--- Begin Source material ---
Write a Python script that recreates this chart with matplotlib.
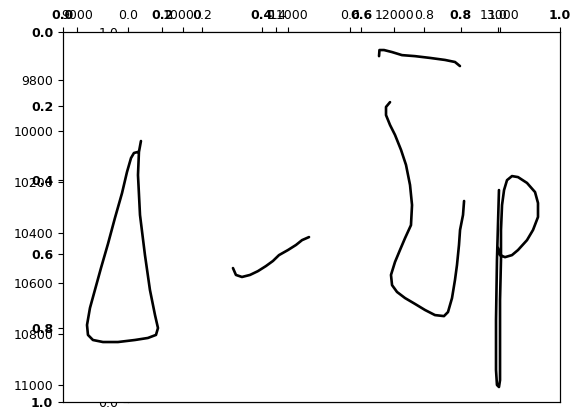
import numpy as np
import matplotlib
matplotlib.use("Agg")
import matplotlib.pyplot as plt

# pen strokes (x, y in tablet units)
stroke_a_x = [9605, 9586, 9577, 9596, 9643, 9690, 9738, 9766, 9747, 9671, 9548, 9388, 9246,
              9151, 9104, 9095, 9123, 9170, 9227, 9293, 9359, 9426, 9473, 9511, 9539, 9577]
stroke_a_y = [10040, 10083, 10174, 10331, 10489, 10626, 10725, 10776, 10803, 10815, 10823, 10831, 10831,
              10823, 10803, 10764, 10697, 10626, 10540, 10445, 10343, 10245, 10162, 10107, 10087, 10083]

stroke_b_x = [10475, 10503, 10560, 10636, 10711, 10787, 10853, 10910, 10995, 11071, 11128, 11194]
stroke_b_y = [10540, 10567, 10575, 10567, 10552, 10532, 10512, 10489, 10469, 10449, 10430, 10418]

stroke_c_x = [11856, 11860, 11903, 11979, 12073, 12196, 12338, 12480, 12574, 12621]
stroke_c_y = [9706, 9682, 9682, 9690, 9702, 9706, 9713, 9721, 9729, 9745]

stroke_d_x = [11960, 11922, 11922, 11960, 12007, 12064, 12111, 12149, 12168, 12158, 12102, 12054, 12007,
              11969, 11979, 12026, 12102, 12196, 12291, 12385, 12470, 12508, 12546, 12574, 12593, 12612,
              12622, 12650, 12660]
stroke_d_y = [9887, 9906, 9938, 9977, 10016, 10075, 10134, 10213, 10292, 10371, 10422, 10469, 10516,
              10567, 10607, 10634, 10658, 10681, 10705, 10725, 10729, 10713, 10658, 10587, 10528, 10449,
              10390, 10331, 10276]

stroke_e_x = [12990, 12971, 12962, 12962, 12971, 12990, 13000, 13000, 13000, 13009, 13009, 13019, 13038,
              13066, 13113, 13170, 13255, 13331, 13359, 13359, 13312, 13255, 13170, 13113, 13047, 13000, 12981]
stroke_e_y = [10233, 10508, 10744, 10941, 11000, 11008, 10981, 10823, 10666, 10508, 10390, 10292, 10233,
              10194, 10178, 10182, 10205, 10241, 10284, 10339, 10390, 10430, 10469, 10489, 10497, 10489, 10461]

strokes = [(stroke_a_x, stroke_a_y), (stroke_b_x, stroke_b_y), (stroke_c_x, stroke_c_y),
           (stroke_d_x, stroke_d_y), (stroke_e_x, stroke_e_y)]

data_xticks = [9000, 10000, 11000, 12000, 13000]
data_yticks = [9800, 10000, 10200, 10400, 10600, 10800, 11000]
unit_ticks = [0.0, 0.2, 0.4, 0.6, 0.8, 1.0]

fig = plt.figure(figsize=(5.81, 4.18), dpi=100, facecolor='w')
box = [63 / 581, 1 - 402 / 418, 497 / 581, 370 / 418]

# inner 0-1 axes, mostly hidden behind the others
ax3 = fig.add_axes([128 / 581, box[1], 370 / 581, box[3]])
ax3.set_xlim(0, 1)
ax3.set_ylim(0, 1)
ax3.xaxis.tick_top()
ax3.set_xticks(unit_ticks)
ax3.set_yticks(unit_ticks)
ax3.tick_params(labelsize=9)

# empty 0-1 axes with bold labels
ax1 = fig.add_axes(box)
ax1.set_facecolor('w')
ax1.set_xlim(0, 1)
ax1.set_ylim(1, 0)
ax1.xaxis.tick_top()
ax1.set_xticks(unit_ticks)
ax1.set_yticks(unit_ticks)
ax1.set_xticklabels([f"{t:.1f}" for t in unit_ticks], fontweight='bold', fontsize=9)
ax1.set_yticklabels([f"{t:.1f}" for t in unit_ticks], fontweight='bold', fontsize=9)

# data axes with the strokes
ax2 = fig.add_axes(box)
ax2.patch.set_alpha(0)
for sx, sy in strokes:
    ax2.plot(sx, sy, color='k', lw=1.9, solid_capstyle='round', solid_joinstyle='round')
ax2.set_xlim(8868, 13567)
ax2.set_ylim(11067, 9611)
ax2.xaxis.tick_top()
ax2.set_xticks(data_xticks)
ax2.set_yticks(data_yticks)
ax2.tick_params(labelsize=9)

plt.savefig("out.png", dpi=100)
--- End Source material ---
Exercise
All of the material above is to be copied exactly, except for its images.

Solution to this problem
Write a Python script that recreates this chart with matplotlib.
import numpy as np
import matplotlib
matplotlib.use("Agg")
import matplotlib.pyplot as plt

# pen strokes (x, y in tablet units)
stroke_a_x = [9605, 9586, 9577, 9596, 9643, 9690, 9738, 9766, 9747, 9671, 9548, 9388, 9246,
              9151, 9104, 9095, 9123, 9170, 9227, 9293, 9359, 9426, 9473, 9511, 9539, 9577]
stroke_a_y = [10040, 10083, 10174, 10331, 10489, 10626, 10725, 10776, 10803, 10815, 10823, 10831, 10831,
              10823, 10803, 10764, 10697, 10626, 10540, 10445, 10343, 10245, 10162, 10107, 10087, 10083]

stroke_b_x = [10475, 10503, 10560, 10636, 10711, 10787, 10853, 10910, 10995, 11071, 11128, 11194]
stroke_b_y = [10540, 10567, 10575, 10567, 10552, 10532, 10512, 10489, 10469, 10449, 10430, 10418]

stroke_c_x = [11856, 11860, 11903, 11979, 12073, 12196, 12338, 12480, 12574, 12621]
stroke_c_y = [9706, 9682, 9682, 9690, 9702, 9706, 9713, 9721, 9729, 9745]

stroke_d_x = [11960, 11922, 11922, 11960, 12007, 12064, 12111, 12149, 12168, 12158, 12102, 12054, 12007,
              11969, 11979, 12026, 12102, 12196, 12291, 12385, 12470, 12508, 12546, 12574, 12593, 12612,
              12622, 12650, 12660]
stroke_d_y = [9887, 9906, 9938, 9977, 10016, 10075, 10134, 10213, 10292, 10371, 10422, 10469, 10516,
              10567, 10607, 10634, 10658, 10681, 10705, 10725, 10729, 10713, 10658, 10587, 10528, 10449,
              10390, 10331, 10276]

stroke_e_x = [12990, 12971, 12962, 12962, 12971, 12990, 13000, 13000, 13000, 13009, 13009, 13019, 13038,
              13066, 13113, 13170, 13255, 13331, 13359, 13359, 13312, 13255, 13170, 13113, 13047, 13000, 12981]
stroke_e_y = [10233, 10508, 10744, 10941, 11000, 11008, 10981, 10823, 10666, 10508, 10390, 10292, 10233,
              10194, 10178, 10182, 10205, 10241, 10284, 10339, 10390, 10430, 10469, 10489, 10497, 10489, 10461]

strokes = [(stroke_a_x, stroke_a_y), (stroke_b_x, stroke_b_y), (stroke_c_x, stroke_c_y),
           (stroke_d_x, stroke_d_y), (stroke_e_x, stroke_e_y)]

data_xticks = [9000, 10000, 11000, 12000, 13000]
data_yticks = [9800, 10000, 10200, 10400, 10600, 10800, 11000]
unit_ticks = [0.0, 0.2, 0.4, 0.6, 0.8, 1.0]

fig = plt.figure(figsize=(5.81, 4.18), dpi=100, facecolor='w')
box = [63 / 581, 1 - 402 / 418, 497 / 581, 370 / 418]

# inner 0-1 axes, mostly hidden behind the others
ax3 = fig.add_axes([128 / 581, box[1], 370 / 581, box[3]])
ax3.set_xlim(0, 1)
ax3.set_ylim(0, 1)
ax3.xaxis.tick_top()
ax3.set_xticks(unit_ticks)
ax3.set_yticks(unit_ticks)
ax3.tick_params(labelsize=9)

# empty 0-1 axes with bold labels
ax1 = fig.add_axes(box)
ax1.set_facecolor('w')
ax1.set_xlim(0, 1)
ax1.set_ylim(1, 0)
ax1.xaxis.tick_top()
ax1.set_xticks(unit_ticks)
ax1.set_yticks(unit_ticks)
ax1.set_xticklabels([f"{t:.1f}" for t in unit_ticks], fontweight='bold', fontsize=9)
ax1.set_yticklabels([f"{t:.1f}" for t in unit_ticks], fontweight='bold', fontsize=9)

# data axes with the strokes
ax2 = fig.add_axes(box)
ax2.patch.set_alpha(0)
for sx, sy in strokes:
    ax2.plot(sx, sy, color='k', lw=1.9, solid_capstyle='round', solid_joinstyle='round')
ax2.set_xlim(8868, 13567)
ax2.set_ylim(11067, 9611)
ax2.xaxis.tick_top()
ax2.set_xticks(data_xticks)
ax2.set_yticks(data_yticks)
ax2.tick_params(labelsize=9)

plt.savefig("out.png", dpi=100)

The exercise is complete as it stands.